Retype the listing below line for line, but only from the line with "Give me the React, TypeScript" down to the line with "const RULE = '#bfc3c5';", inclusive. Pictures stay out.

Records from a data source
========================================

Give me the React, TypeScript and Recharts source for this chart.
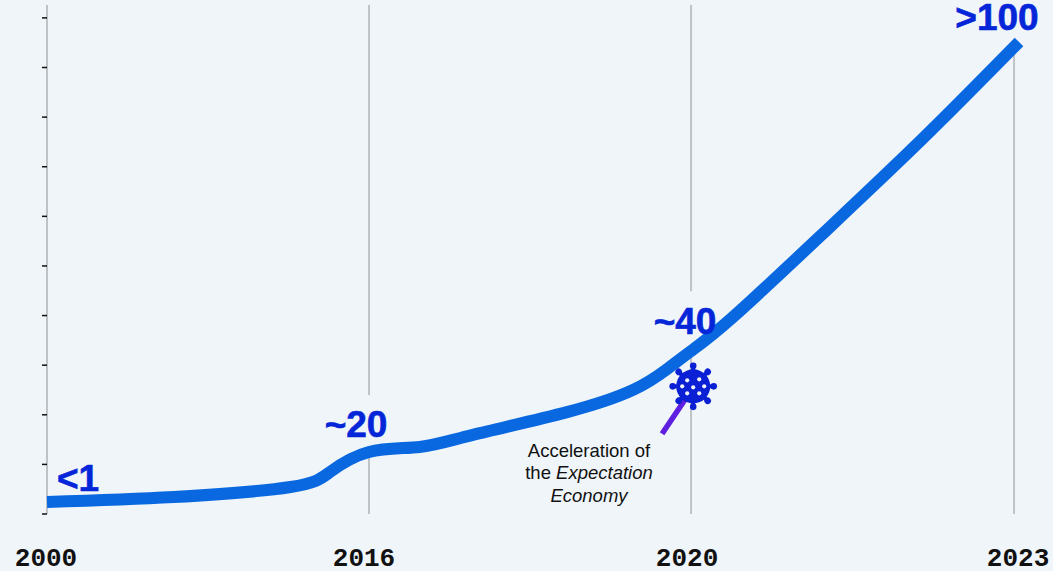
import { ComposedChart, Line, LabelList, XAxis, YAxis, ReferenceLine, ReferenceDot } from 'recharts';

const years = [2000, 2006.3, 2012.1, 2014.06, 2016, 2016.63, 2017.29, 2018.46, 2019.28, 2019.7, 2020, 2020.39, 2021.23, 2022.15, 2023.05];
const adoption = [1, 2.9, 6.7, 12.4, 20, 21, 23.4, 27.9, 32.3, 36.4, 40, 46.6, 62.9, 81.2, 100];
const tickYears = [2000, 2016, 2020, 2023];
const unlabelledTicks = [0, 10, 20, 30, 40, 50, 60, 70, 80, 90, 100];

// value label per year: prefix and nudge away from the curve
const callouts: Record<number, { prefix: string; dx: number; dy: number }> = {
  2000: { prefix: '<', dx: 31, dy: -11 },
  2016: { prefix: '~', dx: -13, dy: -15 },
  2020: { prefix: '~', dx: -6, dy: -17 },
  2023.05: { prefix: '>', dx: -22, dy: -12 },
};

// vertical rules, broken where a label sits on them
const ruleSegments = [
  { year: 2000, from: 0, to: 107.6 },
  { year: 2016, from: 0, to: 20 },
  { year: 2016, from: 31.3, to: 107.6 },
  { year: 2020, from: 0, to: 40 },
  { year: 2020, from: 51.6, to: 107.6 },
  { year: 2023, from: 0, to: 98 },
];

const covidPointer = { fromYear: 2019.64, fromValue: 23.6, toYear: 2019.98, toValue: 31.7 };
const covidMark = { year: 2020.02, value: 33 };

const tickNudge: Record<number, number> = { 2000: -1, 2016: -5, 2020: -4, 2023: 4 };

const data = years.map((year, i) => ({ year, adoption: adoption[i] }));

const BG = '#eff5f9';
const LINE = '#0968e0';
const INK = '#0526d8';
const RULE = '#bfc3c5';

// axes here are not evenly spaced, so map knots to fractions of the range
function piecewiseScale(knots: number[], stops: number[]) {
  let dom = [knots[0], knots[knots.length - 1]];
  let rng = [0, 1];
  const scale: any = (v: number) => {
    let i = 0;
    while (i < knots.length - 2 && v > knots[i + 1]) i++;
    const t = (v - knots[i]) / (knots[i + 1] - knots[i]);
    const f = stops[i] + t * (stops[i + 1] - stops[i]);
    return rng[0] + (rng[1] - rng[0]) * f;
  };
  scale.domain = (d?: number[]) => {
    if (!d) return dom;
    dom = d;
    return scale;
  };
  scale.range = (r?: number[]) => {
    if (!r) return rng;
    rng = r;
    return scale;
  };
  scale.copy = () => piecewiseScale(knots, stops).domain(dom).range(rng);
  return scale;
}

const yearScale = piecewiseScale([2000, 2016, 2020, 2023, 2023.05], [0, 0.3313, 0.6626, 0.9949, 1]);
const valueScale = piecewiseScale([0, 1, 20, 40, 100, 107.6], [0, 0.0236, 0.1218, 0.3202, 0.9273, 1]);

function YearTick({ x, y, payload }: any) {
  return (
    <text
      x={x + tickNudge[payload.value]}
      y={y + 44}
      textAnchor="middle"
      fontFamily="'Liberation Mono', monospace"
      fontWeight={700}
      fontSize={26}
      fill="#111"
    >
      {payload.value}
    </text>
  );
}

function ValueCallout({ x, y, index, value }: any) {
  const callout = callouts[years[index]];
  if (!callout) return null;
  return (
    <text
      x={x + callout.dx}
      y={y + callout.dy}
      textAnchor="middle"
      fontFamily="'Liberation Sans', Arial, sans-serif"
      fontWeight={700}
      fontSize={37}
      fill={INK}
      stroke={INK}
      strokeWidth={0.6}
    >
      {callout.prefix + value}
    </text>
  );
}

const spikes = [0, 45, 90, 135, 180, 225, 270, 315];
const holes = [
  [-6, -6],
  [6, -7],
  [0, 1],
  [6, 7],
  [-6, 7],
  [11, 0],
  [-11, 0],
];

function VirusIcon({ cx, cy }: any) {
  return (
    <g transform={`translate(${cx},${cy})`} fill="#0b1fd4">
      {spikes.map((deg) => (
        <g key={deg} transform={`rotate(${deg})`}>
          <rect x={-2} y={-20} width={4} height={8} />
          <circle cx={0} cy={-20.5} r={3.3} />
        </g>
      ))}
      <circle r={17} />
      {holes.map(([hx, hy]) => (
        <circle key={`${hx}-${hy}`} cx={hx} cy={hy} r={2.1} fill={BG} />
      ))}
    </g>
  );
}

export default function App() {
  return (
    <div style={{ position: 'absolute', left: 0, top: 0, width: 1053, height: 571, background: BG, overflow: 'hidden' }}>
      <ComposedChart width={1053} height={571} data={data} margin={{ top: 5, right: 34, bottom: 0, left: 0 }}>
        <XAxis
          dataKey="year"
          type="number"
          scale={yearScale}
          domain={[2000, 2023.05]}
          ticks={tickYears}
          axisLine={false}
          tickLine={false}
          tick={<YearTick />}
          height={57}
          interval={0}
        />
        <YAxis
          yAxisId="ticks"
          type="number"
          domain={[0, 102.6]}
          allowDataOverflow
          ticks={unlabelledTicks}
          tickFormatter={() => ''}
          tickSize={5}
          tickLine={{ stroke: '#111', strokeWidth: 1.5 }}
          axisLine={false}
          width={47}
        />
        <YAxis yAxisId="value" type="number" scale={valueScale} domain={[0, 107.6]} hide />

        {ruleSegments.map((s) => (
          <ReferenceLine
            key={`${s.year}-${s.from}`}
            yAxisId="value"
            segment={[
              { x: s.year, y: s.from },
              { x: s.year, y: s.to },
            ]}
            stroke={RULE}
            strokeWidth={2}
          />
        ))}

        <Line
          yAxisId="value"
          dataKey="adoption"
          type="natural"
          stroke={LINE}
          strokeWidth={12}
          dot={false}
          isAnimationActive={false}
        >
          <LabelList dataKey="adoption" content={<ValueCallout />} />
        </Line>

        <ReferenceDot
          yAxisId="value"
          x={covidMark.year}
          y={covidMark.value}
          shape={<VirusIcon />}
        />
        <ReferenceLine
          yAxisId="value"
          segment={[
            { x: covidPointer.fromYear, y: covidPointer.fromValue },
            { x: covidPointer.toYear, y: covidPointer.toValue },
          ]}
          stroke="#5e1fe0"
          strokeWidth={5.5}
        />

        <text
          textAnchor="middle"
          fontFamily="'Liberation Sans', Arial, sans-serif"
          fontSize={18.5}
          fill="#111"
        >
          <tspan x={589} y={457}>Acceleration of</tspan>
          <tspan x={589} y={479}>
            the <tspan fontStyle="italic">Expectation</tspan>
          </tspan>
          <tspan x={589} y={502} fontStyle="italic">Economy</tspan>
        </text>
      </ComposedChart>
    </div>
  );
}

========================================

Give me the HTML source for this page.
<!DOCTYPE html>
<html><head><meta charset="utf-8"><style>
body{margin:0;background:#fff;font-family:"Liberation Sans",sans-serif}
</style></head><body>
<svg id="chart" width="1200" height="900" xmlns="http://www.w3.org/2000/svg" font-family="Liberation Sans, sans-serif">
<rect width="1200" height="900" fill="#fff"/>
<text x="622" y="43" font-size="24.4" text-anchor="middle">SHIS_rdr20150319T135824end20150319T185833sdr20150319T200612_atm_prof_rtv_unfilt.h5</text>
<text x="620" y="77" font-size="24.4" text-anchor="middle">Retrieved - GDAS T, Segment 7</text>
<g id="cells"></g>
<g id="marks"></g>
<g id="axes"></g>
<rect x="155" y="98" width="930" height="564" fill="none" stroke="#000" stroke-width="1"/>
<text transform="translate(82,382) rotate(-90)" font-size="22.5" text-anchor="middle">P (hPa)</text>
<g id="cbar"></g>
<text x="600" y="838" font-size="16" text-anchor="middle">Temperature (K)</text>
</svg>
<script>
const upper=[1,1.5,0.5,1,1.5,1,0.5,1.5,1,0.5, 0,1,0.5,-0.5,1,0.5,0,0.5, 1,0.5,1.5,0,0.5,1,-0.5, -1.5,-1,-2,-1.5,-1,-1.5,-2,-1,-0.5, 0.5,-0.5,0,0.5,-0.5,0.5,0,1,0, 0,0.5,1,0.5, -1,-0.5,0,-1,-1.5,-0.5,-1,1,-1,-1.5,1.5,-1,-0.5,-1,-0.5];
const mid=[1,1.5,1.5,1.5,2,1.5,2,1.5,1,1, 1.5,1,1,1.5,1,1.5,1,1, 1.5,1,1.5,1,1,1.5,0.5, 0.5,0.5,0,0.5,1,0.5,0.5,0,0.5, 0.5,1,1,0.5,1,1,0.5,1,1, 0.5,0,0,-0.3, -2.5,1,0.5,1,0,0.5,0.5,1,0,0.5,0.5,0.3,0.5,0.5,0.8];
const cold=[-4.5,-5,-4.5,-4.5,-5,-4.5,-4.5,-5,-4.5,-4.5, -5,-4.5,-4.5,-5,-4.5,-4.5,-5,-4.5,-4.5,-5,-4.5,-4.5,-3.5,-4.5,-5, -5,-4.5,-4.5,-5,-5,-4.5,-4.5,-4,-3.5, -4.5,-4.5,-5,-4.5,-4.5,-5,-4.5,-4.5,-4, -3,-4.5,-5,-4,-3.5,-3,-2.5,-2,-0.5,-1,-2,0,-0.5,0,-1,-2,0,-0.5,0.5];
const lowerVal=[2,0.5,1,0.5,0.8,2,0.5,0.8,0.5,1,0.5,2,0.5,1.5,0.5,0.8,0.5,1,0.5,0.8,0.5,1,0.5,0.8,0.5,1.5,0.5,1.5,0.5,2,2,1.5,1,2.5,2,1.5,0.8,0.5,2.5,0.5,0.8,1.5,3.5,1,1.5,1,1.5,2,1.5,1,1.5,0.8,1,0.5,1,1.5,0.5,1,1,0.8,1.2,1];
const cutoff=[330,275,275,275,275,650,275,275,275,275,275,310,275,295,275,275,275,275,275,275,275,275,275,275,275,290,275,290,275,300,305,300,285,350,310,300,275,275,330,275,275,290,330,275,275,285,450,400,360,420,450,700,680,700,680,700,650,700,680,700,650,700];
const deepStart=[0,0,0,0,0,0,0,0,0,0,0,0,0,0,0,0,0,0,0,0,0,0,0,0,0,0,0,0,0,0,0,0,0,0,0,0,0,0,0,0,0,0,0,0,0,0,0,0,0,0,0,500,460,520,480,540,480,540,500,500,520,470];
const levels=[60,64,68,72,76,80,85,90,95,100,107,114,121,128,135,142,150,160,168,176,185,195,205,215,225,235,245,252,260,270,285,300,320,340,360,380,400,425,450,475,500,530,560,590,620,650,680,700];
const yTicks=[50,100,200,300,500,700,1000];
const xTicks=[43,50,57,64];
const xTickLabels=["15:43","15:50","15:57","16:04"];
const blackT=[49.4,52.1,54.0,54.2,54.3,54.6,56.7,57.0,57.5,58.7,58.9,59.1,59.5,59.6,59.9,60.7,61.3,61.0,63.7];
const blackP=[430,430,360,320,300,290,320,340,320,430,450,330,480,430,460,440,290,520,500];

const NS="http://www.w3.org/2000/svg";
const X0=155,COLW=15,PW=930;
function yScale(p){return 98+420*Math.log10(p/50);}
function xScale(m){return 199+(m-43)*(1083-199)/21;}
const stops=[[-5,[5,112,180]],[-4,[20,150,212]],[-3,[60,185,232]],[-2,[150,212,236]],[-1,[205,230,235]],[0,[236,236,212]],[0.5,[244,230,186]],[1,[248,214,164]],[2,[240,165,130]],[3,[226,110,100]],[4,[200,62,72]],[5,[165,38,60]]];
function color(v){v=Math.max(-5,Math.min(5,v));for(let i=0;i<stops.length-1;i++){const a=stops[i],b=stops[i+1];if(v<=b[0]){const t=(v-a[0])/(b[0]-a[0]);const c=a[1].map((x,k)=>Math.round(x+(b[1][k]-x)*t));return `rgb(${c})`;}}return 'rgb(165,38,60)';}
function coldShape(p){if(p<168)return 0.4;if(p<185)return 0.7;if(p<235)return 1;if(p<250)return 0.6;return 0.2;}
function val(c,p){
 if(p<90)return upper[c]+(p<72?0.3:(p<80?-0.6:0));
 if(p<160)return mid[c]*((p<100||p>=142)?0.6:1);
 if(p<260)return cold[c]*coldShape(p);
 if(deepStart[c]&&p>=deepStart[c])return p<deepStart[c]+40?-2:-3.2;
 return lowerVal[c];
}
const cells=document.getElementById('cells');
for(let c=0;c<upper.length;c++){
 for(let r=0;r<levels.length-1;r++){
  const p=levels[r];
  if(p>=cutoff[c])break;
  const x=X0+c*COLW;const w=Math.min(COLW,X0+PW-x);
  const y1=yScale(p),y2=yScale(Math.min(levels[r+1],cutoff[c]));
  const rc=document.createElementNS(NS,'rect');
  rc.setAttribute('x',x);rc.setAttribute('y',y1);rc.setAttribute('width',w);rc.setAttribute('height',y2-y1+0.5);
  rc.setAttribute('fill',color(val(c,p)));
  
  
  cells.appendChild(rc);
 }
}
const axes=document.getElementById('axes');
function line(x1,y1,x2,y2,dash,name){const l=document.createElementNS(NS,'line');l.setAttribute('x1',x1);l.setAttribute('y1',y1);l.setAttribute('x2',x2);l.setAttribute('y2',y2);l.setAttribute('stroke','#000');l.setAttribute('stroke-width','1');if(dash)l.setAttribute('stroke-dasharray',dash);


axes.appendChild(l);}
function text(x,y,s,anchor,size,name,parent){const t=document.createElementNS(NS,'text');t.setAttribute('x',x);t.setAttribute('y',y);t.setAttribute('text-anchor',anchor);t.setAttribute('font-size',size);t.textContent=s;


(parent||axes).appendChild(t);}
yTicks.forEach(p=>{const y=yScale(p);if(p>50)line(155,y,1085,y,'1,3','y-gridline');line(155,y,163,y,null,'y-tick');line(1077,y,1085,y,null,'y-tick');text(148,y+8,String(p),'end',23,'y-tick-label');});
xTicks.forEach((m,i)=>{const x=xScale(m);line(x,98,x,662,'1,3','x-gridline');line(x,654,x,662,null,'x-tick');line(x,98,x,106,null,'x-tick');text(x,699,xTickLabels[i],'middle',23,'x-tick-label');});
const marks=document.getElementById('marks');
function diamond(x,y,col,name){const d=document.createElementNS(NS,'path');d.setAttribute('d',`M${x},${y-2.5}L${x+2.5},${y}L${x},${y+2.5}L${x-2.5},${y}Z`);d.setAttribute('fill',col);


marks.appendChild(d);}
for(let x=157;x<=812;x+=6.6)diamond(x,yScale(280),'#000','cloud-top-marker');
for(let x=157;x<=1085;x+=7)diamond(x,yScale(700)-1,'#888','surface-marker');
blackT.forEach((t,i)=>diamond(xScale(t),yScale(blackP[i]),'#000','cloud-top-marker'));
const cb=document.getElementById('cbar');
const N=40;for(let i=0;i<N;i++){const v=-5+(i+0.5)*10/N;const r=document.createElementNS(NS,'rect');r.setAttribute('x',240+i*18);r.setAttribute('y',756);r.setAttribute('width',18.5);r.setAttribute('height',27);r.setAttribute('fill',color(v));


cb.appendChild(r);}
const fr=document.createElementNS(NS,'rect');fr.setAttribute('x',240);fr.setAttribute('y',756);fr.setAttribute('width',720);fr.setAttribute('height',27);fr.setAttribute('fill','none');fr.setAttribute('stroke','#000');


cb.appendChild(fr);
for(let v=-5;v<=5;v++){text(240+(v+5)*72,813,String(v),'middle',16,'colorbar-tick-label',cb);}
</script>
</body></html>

========================================

== Full output ==
Give me the React, TypeScript and Recharts source for this chart.
import { ComposedChart, Line, LabelList, XAxis, YAxis, ReferenceLine, ReferenceDot } from 'recharts';

const years = [2000, 2006.3, 2012.1, 2014.06, 2016, 2016.63, 2017.29, 2018.46, 2019.28, 2019.7, 2020, 2020.39, 2021.23, 2022.15, 2023.05];
const adoption = [1, 2.9, 6.7, 12.4, 20, 21, 23.4, 27.9, 32.3, 36.4, 40, 46.6, 62.9, 81.2, 100];
const tickYears = [2000, 2016, 2020, 2023];
const unlabelledTicks = [0, 10, 20, 30, 40, 50, 60, 70, 80, 90, 100];

// value label per year: prefix and nudge away from the curve
const callouts: Record<number, { prefix: string; dx: number; dy: number }> = {
  2000: { prefix: '<', dx: 31, dy: -11 },
  2016: { prefix: '~', dx: -13, dy: -15 },
  2020: { prefix: '~', dx: -6, dy: -17 },
  2023.05: { prefix: '>', dx: -22, dy: -12 },
};

// vertical rules, broken where a label sits on them
const ruleSegments = [
  { year: 2000, from: 0, to: 107.6 },
  { year: 2016, from: 0, to: 20 },
  { year: 2016, from: 31.3, to: 107.6 },
  { year: 2020, from: 0, to: 40 },
  { year: 2020, from: 51.6, to: 107.6 },
  { year: 2023, from: 0, to: 98 },
];

const covidPointer = { fromYear: 2019.64, fromValue: 23.6, toYear: 2019.98, toValue: 31.7 };
const covidMark = { year: 2020.02, value: 33 };

const tickNudge: Record<number, number> = { 2000: -1, 2016: -5, 2020: -4, 2023: 4 };

const data = years.map((year, i) => ({ year, adoption: adoption[i] }));

const BG = '#eff5f9';
const LINE = '#0968e0';
const INK = '#0526d8';
const RULE = '#bfc3c5';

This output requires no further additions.